The point of departure of this panel is the fact that Roma in their history were never a hermetically isolated social and cultural system. They existed, and continue to exist nowadays, in two dimensions. On the one hand they exist as separate ethnic communities, and on the other hand as part of the macro-societies in which they live within the respective nation-states. Along with the members of the macro-societies they experienced great changes and turbulences such as the breakdowns of old Empires, the establishment of nation states and processes of modernisation. In this time span, Roma started to be politically institutionalised, instrumentalised and subjected to a variety of controversial policy practices. Most importantly for this panel, at the same time they started to develop their own visions for the development of their communities, both on local and international levels.

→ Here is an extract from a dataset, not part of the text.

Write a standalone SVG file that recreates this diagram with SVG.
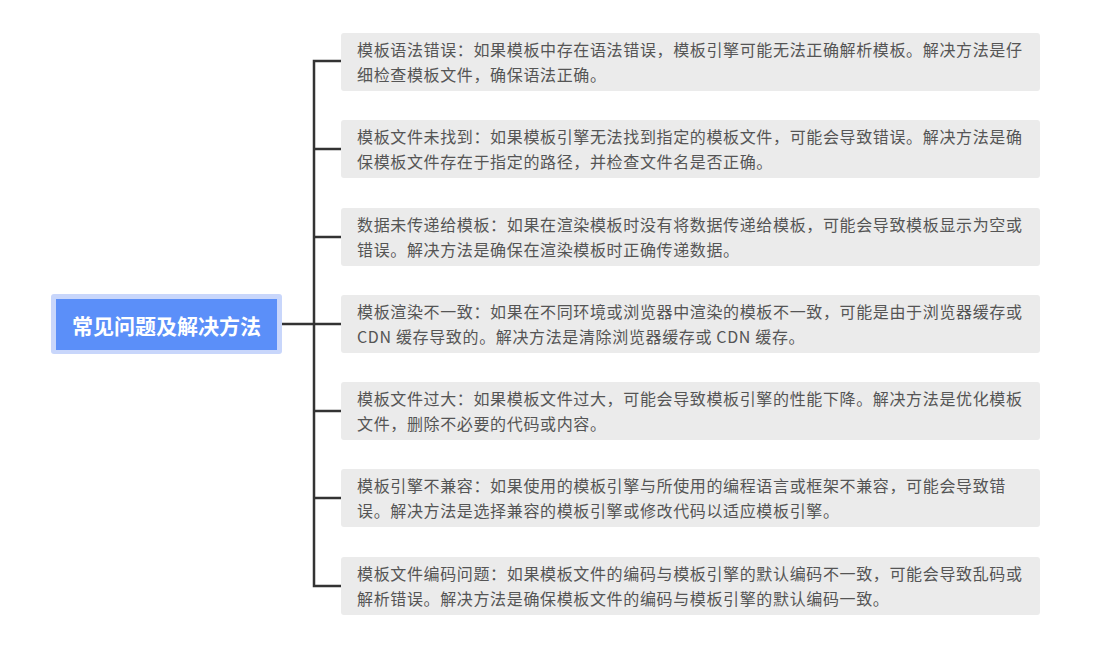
<svg xmlns="http://www.w3.org/2000/svg" width="1105" height="646" viewBox="0 0 1105 646">
<style>
.box{fill:#ebebeb;}
.t{font-family:"Noto Sans CJK SC","Noto Sans",sans-serif;font-size:16px;fill:#555;font-weight:normal;letter-spacing:0.64px;}
.ln{stroke:#333;stroke-width:2.5;fill:none;}
</style>
<rect width="1105" height="646" fill="#fff"/>
<g id="connectors">
<line class="ln" x1="281" y1="324" x2="314" y2="324"/>
<polyline class="ln" points="341,61 314,61 314,586 341,586"/>
<line class="ln" x1="314" y1="149" x2="341" y2="149"/>
<line class="ln" x1="314" y1="237" x2="341" y2="237"/>
<line class="ln" x1="314" y1="324" x2="341" y2="324"/>
<line class="ln" x1="314" y1="411" x2="341" y2="411"/>
<line class="ln" x1="314" y1="498" x2="341" y2="498"/>
</g>
<g id="root">
<rect x="51" y="294" width="231" height="60" rx="3" fill="#c8d6fb"/>
<rect x="56" y="299" width="221" height="51" fill="#5b8ff9"/>
<text x="166.5" y="334" text-anchor="middle" font-family="Noto Sans CJK SC,sans-serif" font-size="21" font-weight="bold" fill="#fff">常见问题及解决方法</text>
</g>
<g id="n1">
<rect class="box" x="341" y="33" width="699" height="58" rx="3"/>
<text class="t" x="357" y="56">模板语法错误：如果模板中存在语法错误，模板引擎可能无法正确解析模板。解决方法是仔</text>
<text class="t" x="357" y="81">细检查模板文件，确保语法正确。</text>
</g>
<g id="n2">
<rect class="box" x="341" y="120" width="699" height="58" rx="3"/>
<text class="t" x="357" y="143">模板文件未找到：如果模板引擎无法找到指定的模板文件，可能会导致错误。解决方法是确</text>
<text class="t" x="357" y="168">保模板文件存在于指定的路径，并检查文件名是否正确。</text>
</g>
<g id="n3">
<rect class="box" x="341" y="208" width="699" height="58" rx="3"/>
<text class="t" x="357" y="231">数据未传递给模板：如果在渲染模板时没有将数据传递给模板，可能会导致模板显示为空或</text>
<text class="t" x="357" y="256">错误。解决方法是确保在渲染模板时正确传递数据。</text>
</g>
<g id="n4">
<rect class="box" x="341" y="295" width="699" height="58" rx="3"/>
<text class="t" x="357" y="318">模板渲染不一致：如果在不同环境或浏览器中渲染的模板不一致，可能是由于浏览器缓存或</text>
<text class="t" x="357" y="343">CDN 缓存导致的。解决方法是清除浏览器缓存或 CDN 缓存。</text>
</g>
<g id="n5">
<rect class="box" x="341" y="382" width="699" height="58" rx="3"/>
<text class="t" x="357" y="405">模板文件过大：如果模板文件过大，可能会导致模板引擎的性能下降。解决方法是优化模板</text>
<text class="t" x="357" y="430">文件，删除不必要的代码或内容。</text>
</g>
<g id="n6">
<rect class="box" x="341" y="469" width="699" height="58" rx="3"/>
<text class="t" x="357" y="492">模板引擎不兼容：如果使用的模板引擎与所使用的编程语言或框架不兼容，可能会导致错</text>
<text class="t" x="357" y="517">误。解决方法是选择兼容的模板引擎或修改代码以适应模板引擎。</text>
</g>
<g id="n7">
<rect class="box" x="341" y="557" width="699" height="58" rx="3"/>
<text class="t" x="357" y="580">模板文件编码问题：如果模板文件的编码与模板引擎的默认编码不一致，可能会导致乱码或</text>
<text class="t" x="357" y="605">解析错误。解决方法是确保模板文件的编码与模板引擎的默认编码一致。</text>
</g>
</svg>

This panel aims to bring together researchers from different disciplinary fields and it seeks to study the impact of the Interbellum period on Roma communities. The panel is especially interested in presentations that look at Roma not only as passive recipients of policy measures but also as active architects (agents) of their own lives. The aim is, together with papers studying evidences reflecting state policies with regard to Roma, to include presentations which analyse the appearance and development of social and political projects proposed by Roma.